Data listing
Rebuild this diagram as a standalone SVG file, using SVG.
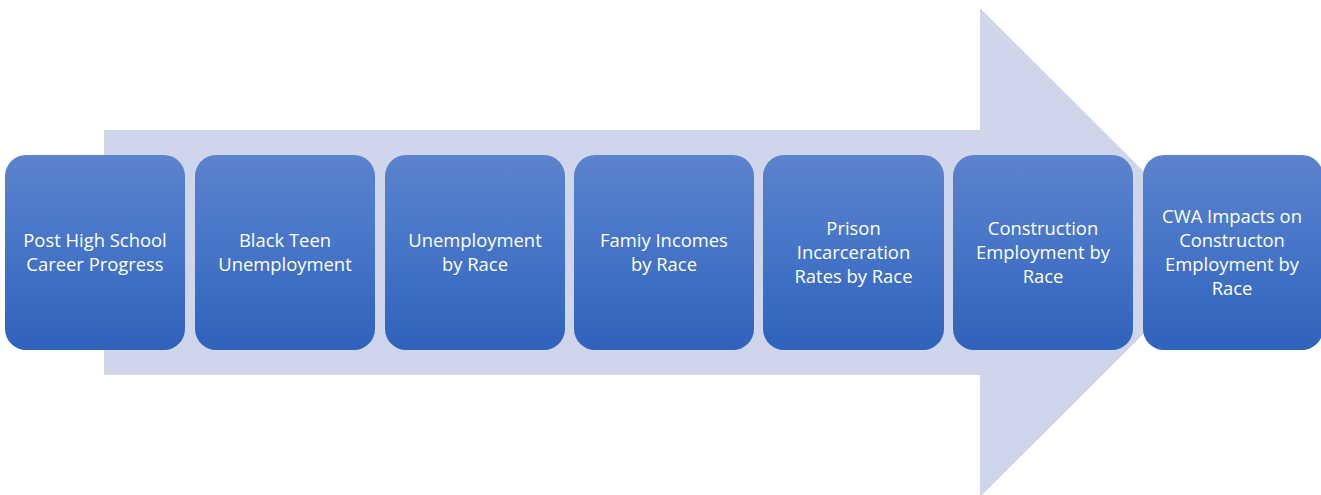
<svg xmlns="http://www.w3.org/2000/svg" width="1321" height="495" viewBox="0 0 1321 495">
  <defs>
    <linearGradient id="boxFill" x1="0" y1="0" x2="0" y2="1">
      <stop offset="0" stop-color="#5c83cd"/>
      <stop offset="0.5" stop-color="#4574c7"/>
      <stop offset="1" stop-color="#2f62bb"/>
    </linearGradient>
  </defs>
  <style>
    .box { fill: url(#boxFill); }
    .lbl { font-family: "Open Sans", "Liberation Sans", sans-serif; font-size: 18.4px; fill: #ffffff; text-anchor: middle; }
  </style>

  <!-- background process arrow -->
  <g id="connectors">
    <path d="M104 130 H980 V8 L1225 252.5 L980 497 V375 H104 Z" fill="#cfd5ea"/>
  </g>

  <g id="step1">
    <rect class="box" x="5" y="155" width="180" height="195" rx="21"/>
    <text class="lbl" x="95" y="247">Post High School</text>
    <text class="lbl" x="95" y="271">Career Progress</text>
  </g>
  <g id="step2">
    <rect class="box" x="195" y="155" width="180" height="195" rx="21"/>
    <text class="lbl" x="285" y="247">Black Teen</text>
    <text class="lbl" x="285" y="271">Unemployment</text>
  </g>
  <g id="step3">
    <rect class="box" x="385" y="155" width="180" height="195" rx="21"/>
    <text class="lbl" x="475" y="247">Unemployment</text>
    <text class="lbl" x="475" y="271">by Race</text>
  </g>
  <g id="step4">
    <rect class="box" x="574" y="155" width="180" height="195" rx="21"/>
    <text class="lbl" x="664" y="247">Famiy Incomes</text>
    <text class="lbl" x="664" y="271">by Race</text>
  </g>
  <g id="step5">
    <rect class="box" x="763" y="155" width="181" height="195" rx="21"/>
    <text class="lbl" x="853.5" y="235">Prison</text>
    <text class="lbl" x="853.5" y="259">Incarceration</text>
    <text class="lbl" x="853.5" y="283">Rates by Race</text>
  </g>
  <g id="step6">
    <rect class="box" x="953" y="155" width="180" height="195" rx="21"/>
    <text class="lbl" x="1043" y="235">Construction</text>
    <text class="lbl" x="1043" y="259">Employment by</text>
    <text class="lbl" x="1043" y="283">Race</text>
  </g>
  <g id="step7">
    <rect class="box" x="1143" y="155" width="180" height="195" rx="21"/>
    <text class="lbl" x="1232" y="223">CWA Impacts on</text>
    <text class="lbl" x="1232" y="247">Constructon</text>
    <text class="lbl" x="1232" y="271">Employment by</text>
    <text class="lbl" x="1232" y="295">Race</text>
  </g>
</svg>
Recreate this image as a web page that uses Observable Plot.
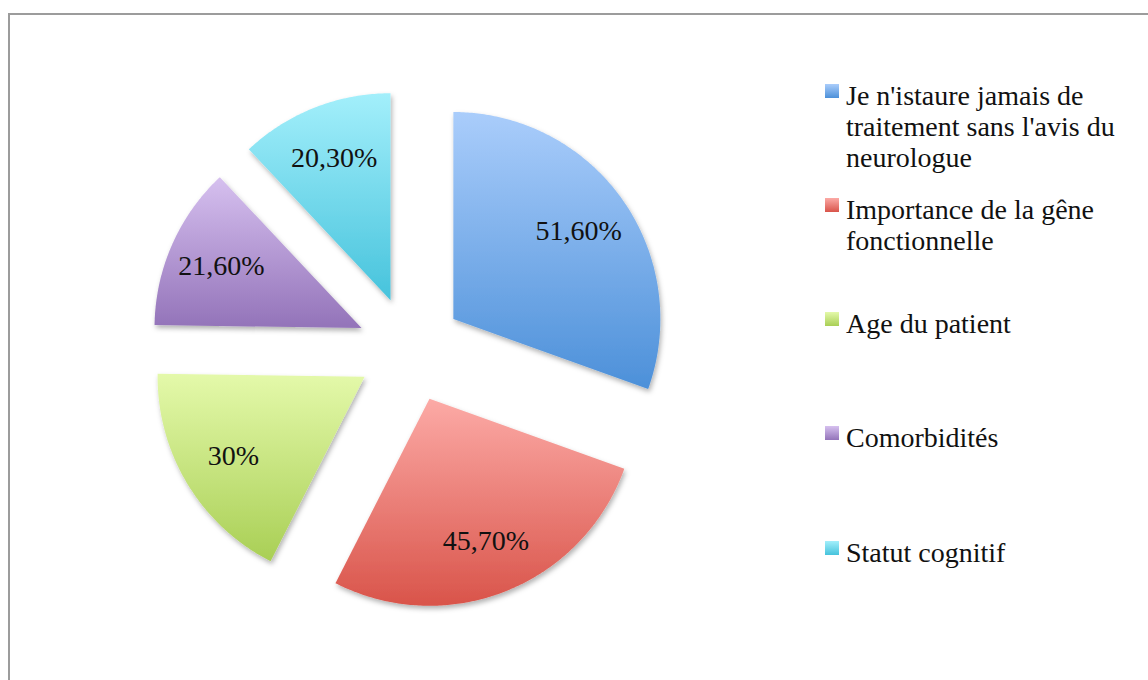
<!DOCTYPE html>
<html><head><meta charset="utf-8">
<script src="https://cdn.jsdelivr.net/npm/d3@7"></script>
<script src="https://cdn.jsdelivr.net/npm/@observablehq/plot@0.6"></script>
<style>
html,body{margin:0;padding:0;background:#fff;}
#wrap{position:relative;width:1148px;height:680px;overflow:hidden;font-family:"Liberation Serif",serif;}
#frame{position:absolute;left:8px;top:13px;width:1200px;height:720px;border-left:2px solid #9c9c9c;border-top:2px solid #9c9c9c;}
#chart{position:absolute;left:0;top:0;}
#legend{position:absolute;left:825px;top:0;width:323px;height:680px;}
.item{position:absolute;left:0;width:320px;display:flex;align-items:flex-start;}
.sw{width:14px;height:14px;margin-top:4px;margin-right:7px;flex:none;}
.lt{font-size:28px;line-height:31px;color:#111;width:296px;}
</style></head><body>
<div id="wrap"><div id="frame"></div><div id="chart"></div><div id="legend"></div></div>
<script>
const categories = [
  "Je n'istaure jamais de traitement sans l'avis du neurologue",
  "Importance de la gêne fonctionnelle",
  "Age du patient",
  "Comorbidités",
  "Statut cognitif"
];
const values = [51.6, 45.7, 30, 21.6, 20.3];
const valueLabels = ["51,60%", "45,70%", "30%", "21,60%", "20,30%"];
const topColors = ["#aacdfb", "#fcaaa6", "#e4f9aa", "#d6c0ef", "#a3effb"];
const bottomColors = ["#4c90d9", "#d9544a", "#a9cf55", "#9373b9", "#46c3dc"];

const W = 800, H = 680, cx = 409.5, cy = 349, pxPerUnit = 207;
const explode = 0.256, labelR = 0.74;

const arcs = d3.pie().sort(null).value(d => d)(values);
const pts = [];
const labels = [];
arcs.forEach((a, i) => {
  const cat = categories[i];
  const mid = (a.startAngle + a.endAngle) / 2;
  const ox = explode * Math.sin(mid), oy = explode * Math.cos(mid);
  pts.push({cat, x: ox, y: oy});
  const n = Math.max(2, Math.ceil((a.endAngle - a.startAngle) / 0.01));
  for (let k = 0; k <= n; k++) {
    const t = a.startAngle + (a.endAngle - a.startAngle) * k / n;
    pts.push({cat, x: ox + Math.sin(t), y: oy + Math.cos(t)});
  }
  labels.push({text: valueLabels[i], x: ox + labelR * Math.sin(mid), y: oy + labelR * Math.cos(mid)});
});

const gradIds = categories.map((_, i) => "grad" + i);
const svg = Plot.plot({
  width: W, height: H, margin: 0,
  style: {fontFamily: "Liberation Serif", background: "transparent"},
  x: {domain: [-cx / pxPerUnit, (W - cx) / pxPerUnit], axis: null},
  y: {domain: [-(H - cy) / pxPerUnit, cy / pxPerUnit], axis: null},
  color: {type: "ordinal", domain: categories, range: gradIds.map(id => `url(#${id})`)},
  marks: [
    Plot.line(pts, {x: "x", y: "y", z: "cat", fill: "cat", stroke: "none", curve: "linear-closed"}),
    Plot.text(labels, {x: "x", y: "y", text: "text", fontSize: 28, fill: "#111"})
  ]
});

const defs = d3.select(svg).insert("defs", ":first-child");
gradIds.forEach((id, i) => {
  const g = defs.append("linearGradient").attr("id", id).attr("x1", 0).attr("y1", 0).attr("x2", 0).attr("y2", 1);
  g.append("stop").attr("offset", "0%").attr("stop-color", topColors[i]);
  g.append("stop").attr("offset", "100%").attr("stop-color", bottomColors[i]);
});
const f = defs.append("filter").attr("id", "shadow").attr("x", "-10%").attr("y", "-10%").attr("width", "130%").attr("height", "130%");
f.append("feDropShadow").attr("dx", 1.5).attr("dy", 3).attr("stdDeviation", 2.5).attr("flood-color", "#000").attr("flood-opacity", 0.3);
d3.select(svg).selectAll('g[aria-label="line"] path').attr("filter", "url(#shadow)");

document.getElementById("chart").appendChild(svg);

const legend = d3.select("#legend");
categories.forEach((c, i) => {
  const it = legend.append("div").attr("class", "item").style("top", (79.5 + i * 114.3) + "px");
  it.append("div").attr("class", "sw").style("background", `linear-gradient(to bottom, ${topColors[i]}, ${bottomColors[i]})`);
  it.append("div").attr("class", "lt").text(c);
});
</script>
</body></html>
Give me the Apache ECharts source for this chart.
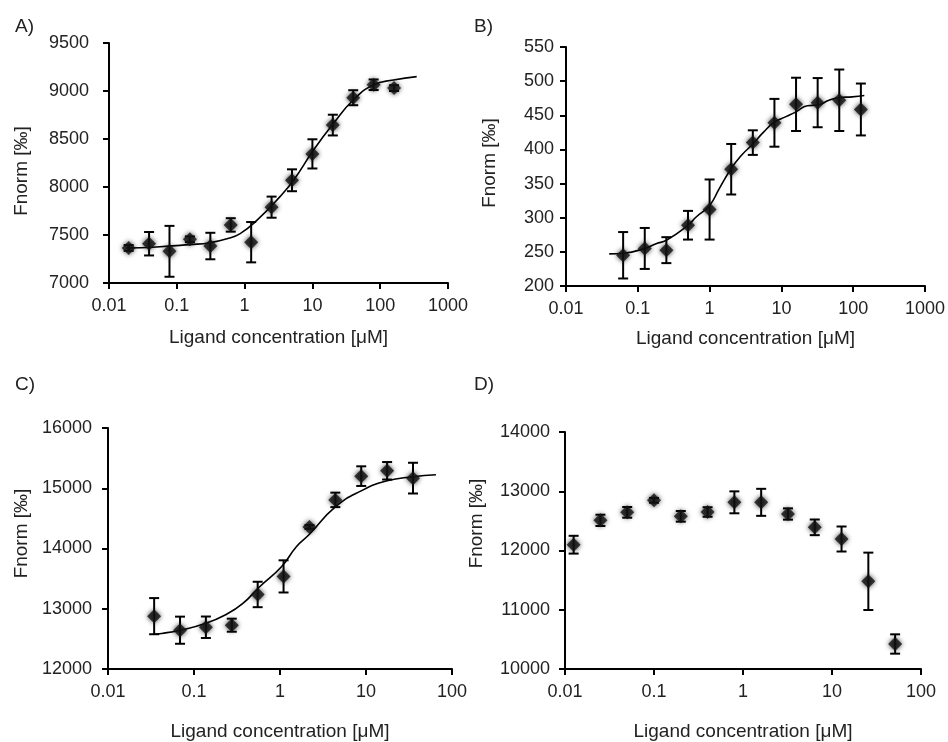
<!DOCTYPE html>
<html>
<head>
<meta charset="utf-8">
<script src="https://cdn.jsdelivr.net/npm/echarts@6/dist/echarts.min.js"></script>
<style>
  html, body { margin: 0; padding: 0; background: #fff; }
  #chart { width: 948px; height: 742px; }
</style>
</head>
<body>
<div id="chart"></div>
<script>
// panel A
var concA = [0.0195, 0.039, 0.078, 0.156, 0.3125, 0.625, 1.25, 2.5, 5, 10, 20, 40, 80, 160];
var fnormA = [7365, 7409, 7330, 7455, 7385, 7605, 7425, 7790, 8070, 8345, 8645, 8930, 9065, 9030];
var errA = [30, 122, 265, 30, 138, 70, 210, 110, 114, 152, 108, 78, 55, 30];
var fitXA = [0.018, 0.05, 0.156, 0.31, 0.55, 0.86, 1.5, 3.33, 5.3, 10.4, 20.5, 40, 79, 157, 345];
var fitYA = [7365, 7375, 7400, 7420, 7460, 7515, 7650, 7900, 8073, 8385, 8663, 8906, 9062, 9115, 9150];

// panel B
var concB = [0.0625, 0.125, 0.25, 0.5, 1, 2, 4, 8, 16, 32, 64, 128];
var fnormB = [245, 255, 252.5, 289, 312, 371, 410, 439, 466, 468.5, 472, 458.5];
var errB = [34, 30, 19, 21, 44, 37, 18, 35, 39, 36, 45, 38];
var fitXB = [0.04, 0.063, 0.125, 0.18, 0.25, 0.5, 0.65, 1, 1.37, 2, 2.76, 4, 5.6, 8, 11.6, 16, 23, 32, 46, 64, 97, 143];
var fitYB = [247, 248, 255, 262, 267, 289, 301, 318, 343, 372, 391, 408, 425, 440, 448, 455, 464, 465, 472, 476, 477, 479];

// panel C
var concC = [0.0344, 0.0688, 0.1375, 0.275, 0.55, 1.1, 2.2, 4.4, 8.8, 17.6, 35.2];
var fnormC = [12877, 12644, 12693, 12727, 13237, 13537, 14358, 14807, 15201, 15290, 15168];
var errC = [300, 225, 178, 108, 211, 267, 30, 120, 163, 145, 255];
var fitXC = [0.0338, 0.042, 0.069, 0.135, 0.24, 0.37, 0.58, 1.04, 1.55, 2.2, 4.4, 8.8, 17.6, 35, 65];
var fitYC = [12577, 12590, 12644, 12755, 12910, 13088, 13365, 13697, 14030, 14236, 14690, 14957, 15123, 15190, 15223];

// panel D
var concD = [0.0125, 0.025, 0.05, 0.1, 0.2, 0.4, 0.8, 1.6, 3.2, 6.4, 12.8, 25.6, 51.2];
var fnormD = [12098, 12509, 12644, 12847, 12577, 12650, 12813, 12813, 12616, 12391, 12194, 11480, 10422];
var errD = [150, 95, 90, 40, 90, 80, 185, 228, 95, 132, 211, 484, 163];

var yName = 'Fnorm [‰]';
var xName = 'Ligand concentration [μM]';
var txt = '#222';
var font = 'Liberation Sans, Arial, sans-serif';

var dom = document.getElementById('chart');
var myChart = echarts.init(dom);

var grids = [
  {left: 109, top: 43, width: 339, height: 240},
  {left: 566, top: 47, width: 361, height: 239},
  {left: 108, top: 428, width: 344, height: 241},
  {left: 565, top: 432, width: 356, height: 237}
];

function logLabel(v) {
  return String(+Number(v).toPrecision(3));
}

function plainLabel(v) {
  return String(v);
}

function makeX(i, max, gap) {
  return {
    type: 'log', logBase: 10, gridIndex: i, min: 0.01, max: max,
    name: xName, nameLocation: 'middle', nameGap: gap,
    nameTextStyle: {fontSize: 19, color: txt, fontFamily: font},
    axisLine: {lineStyle: {color: '#000', width: 2}},
    axisTick: {show: true, length: 6, lineStyle: {color: '#000', width: 2}},
    axisLabel: {fontSize: 18, color: txt, fontFamily: font, margin: 14, formatter: logLabel},
    splitLine: {show: false},
    minorTick: {show: false}
  };
}

function makeY(i, min, max, step, gap, pad, margin) {
  return {
    type: 'value', gridIndex: i, min: min, max: max, interval: step,
    name: yName, nameLocation: 'middle', nameGap: gap,
    nameTextStyle: {fontSize: 19, color: txt, fontFamily: font, padding: pad},
    axisLine: {show: true, lineStyle: {color: '#000', width: 2}},
    axisTick: {show: true, length: 6, lineStyle: {color: '#000', width: 2}},
    axisLabel: {fontSize: 18, color: txt, fontFamily: font, margin: margin, formatter: plainLabel},
    splitLine: {show: false}
  };
}

function pairs(xs, ys) {
  return xs.map(function (x, k) { return [x, ys[k]]; });
}

function errData(xs, ys, es) {
  return xs.map(function (x, k) { return [x, ys[k] - es[k], ys[k] + es[k]]; });
}

function errSeries(i, xs, ys, es) {
  return {
    type: 'custom', xAxisIndex: i, yAxisIndex: i, z: 2,
    data: errData(xs, ys, es),
    renderItem: function (params, api) {
      var lo = api.coord([api.value(0), api.value(1)]);
      var hi = api.coord([api.value(0), api.value(2)]);
      var w = 5;
      var st = {stroke: '#000', lineWidth: 2};
      return {
        type: 'group',
        children: [
          {type: 'line', shape: {x1: lo[0], y1: lo[1], x2: hi[0], y2: hi[1]}, style: st},
          {type: 'line', shape: {x1: lo[0] - w, y1: lo[1], x2: lo[0] + w, y2: lo[1]}, style: st},
          {type: 'line', shape: {x1: hi[0] - w, y1: hi[1], x2: hi[0] + w, y2: hi[1]}, style: st}
        ]
      };
    }
  };
}

function dotSeries(i, xs, ys) {
  return {
    type: 'scatter', xAxisIndex: i, yAxisIndex: i, z: 4,
    symbol: 'diamond', symbolSize: 14,
    itemStyle: {color: '#111', shadowBlur: 5, shadowColor: 'rgba(0,0,0,0.9)'},
    data: pairs(xs, ys)
  };
}

function fitSeries(i, xs, ys) {
  return {
    type: 'line', xAxisIndex: i, yAxisIndex: i, z: 3,
    smooth: true, showSymbol: false, symbol: 'none',
    lineStyle: {color: '#000', width: 1.6},
    data: pairs(xs, ys)
  };
}

var option = {
  animation: false,
  backgroundColor: '#fff',
  textStyle: {fontFamily: font},
  title: [
    {text: 'A)', left: 10, top: 12, textStyle: {fontSize: 19, fontWeight: 'normal', color: txt}},
    {text: 'B)', left: 469, top: 12, textStyle: {fontSize: 19, fontWeight: 'normal', color: txt}},
    {text: 'C)', left: 10, top: 370, textStyle: {fontSize: 19, fontWeight: 'normal', color: txt}},
    {text: 'D)', left: 469, top: 370, textStyle: {fontSize: 19, fontWeight: 'normal', color: txt}}
  ],
  grid: grids,
  xAxis: [makeX(0, 1000, 45), makeX(1, 1000, 43), makeX(2, 100, 53), makeX(3, 100, 53)],
  yAxis: [
    makeY(0, 7000, 9500, 500, 78, [0, 16, 0, 0], 20),
    makeY(1, 200, 550, 50, 67, [0, 0, 0, 7], 12),
    makeY(2, 12000, 16000, 1000, 77, [0, 0, 0, 30], 16),
    makeY(3, 10000, 14000, 1000, 79, [0, 0, 0, 54], 15)
  ],
  series: [
    errSeries(0, concA, fnormA, errA), fitSeries(0, fitXA, fitYA), dotSeries(0, concA, fnormA),
    errSeries(1, concB, fnormB, errB), fitSeries(1, fitXB, fitYB), dotSeries(1, concB, fnormB),
    errSeries(2, concC, fnormC, errC), fitSeries(2, fitXC, fitYC), dotSeries(2, concC, fnormC),
    errSeries(3, concD, fnormD, errD), dotSeries(3, concD, fnormD)
  ]
};

myChart.setOption(option);
</script>
</body>
</html>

=== AIM OF THE TASK ===
Set down, without pictures, the lines between the line holding "Give me the" and the line holding "var myChart = echarts.init(dom);", both inclusive.

=== RESPONSE TO THIS EXERCISE ===
Give me the Apache ECharts source for this chart.
<!DOCTYPE html>
<html>
<head>
<meta charset="utf-8">
<script src="https://cdn.jsdelivr.net/npm/echarts@6/dist/echarts.min.js"></script>
<style>
  html, body { margin: 0; padding: 0; background: #fff; }
  #chart { width: 948px; height: 742px; }
</style>
</head>
<body>
<div id="chart"></div>
<script>
// panel A
var concA = [0.0195, 0.039, 0.078, 0.156, 0.3125, 0.625, 1.25, 2.5, 5, 10, 20, 40, 80, 160];
var fnormA = [7365, 7409, 7330, 7455, 7385, 7605, 7425, 7790, 8070, 8345, 8645, 8930, 9065, 9030];
var errA = [30, 122, 265, 30, 138, 70, 210, 110, 114, 152, 108, 78, 55, 30];
var fitXA = [0.018, 0.05, 0.156, 0.31, 0.55, 0.86, 1.5, 3.33, 5.3, 10.4, 20.5, 40, 79, 157, 345];
var fitYA = [7365, 7375, 7400, 7420, 7460, 7515, 7650, 7900, 8073, 8385, 8663, 8906, 9062, 9115, 9150];

// panel B
var concB = [0.0625, 0.125, 0.25, 0.5, 1, 2, 4, 8, 16, 32, 64, 128];
var fnormB = [245, 255, 252.5, 289, 312, 371, 410, 439, 466, 468.5, 472, 458.5];
var errB = [34, 30, 19, 21, 44, 37, 18, 35, 39, 36, 45, 38];
var fitXB = [0.04, 0.063, 0.125, 0.18, 0.25, 0.5, 0.65, 1, 1.37, 2, 2.76, 4, 5.6, 8, 11.6, 16, 23, 32, 46, 64, 97, 143];
var fitYB = [247, 248, 255, 262, 267, 289, 301, 318, 343, 372, 391, 408, 425, 440, 448, 455, 464, 465, 472, 476, 477, 479];

// panel C
var concC = [0.0344, 0.0688, 0.1375, 0.275, 0.55, 1.1, 2.2, 4.4, 8.8, 17.6, 35.2];
var fnormC = [12877, 12644, 12693, 12727, 13237, 13537, 14358, 14807, 15201, 15290, 15168];
var errC = [300, 225, 178, 108, 211, 267, 30, 120, 163, 145, 255];
var fitXC = [0.0338, 0.042, 0.069, 0.135, 0.24, 0.37, 0.58, 1.04, 1.55, 2.2, 4.4, 8.8, 17.6, 35, 65];
var fitYC = [12577, 12590, 12644, 12755, 12910, 13088, 13365, 13697, 14030, 14236, 14690, 14957, 15123, 15190, 15223];

// panel D
var concD = [0.0125, 0.025, 0.05, 0.1, 0.2, 0.4, 0.8, 1.6, 3.2, 6.4, 12.8, 25.6, 51.2];
var fnormD = [12098, 12509, 12644, 12847, 12577, 12650, 12813, 12813, 12616, 12391, 12194, 11480, 10422];
var errD = [150, 95, 90, 40, 90, 80, 185, 228, 95, 132, 211, 484, 163];

var yName = 'Fnorm [‰]';
var xName = 'Ligand concentration [μM]';
var txt = '#222';
var font = 'Liberation Sans, Arial, sans-serif';

var dom = document.getElementById('chart');
var myChart = echarts.init(dom);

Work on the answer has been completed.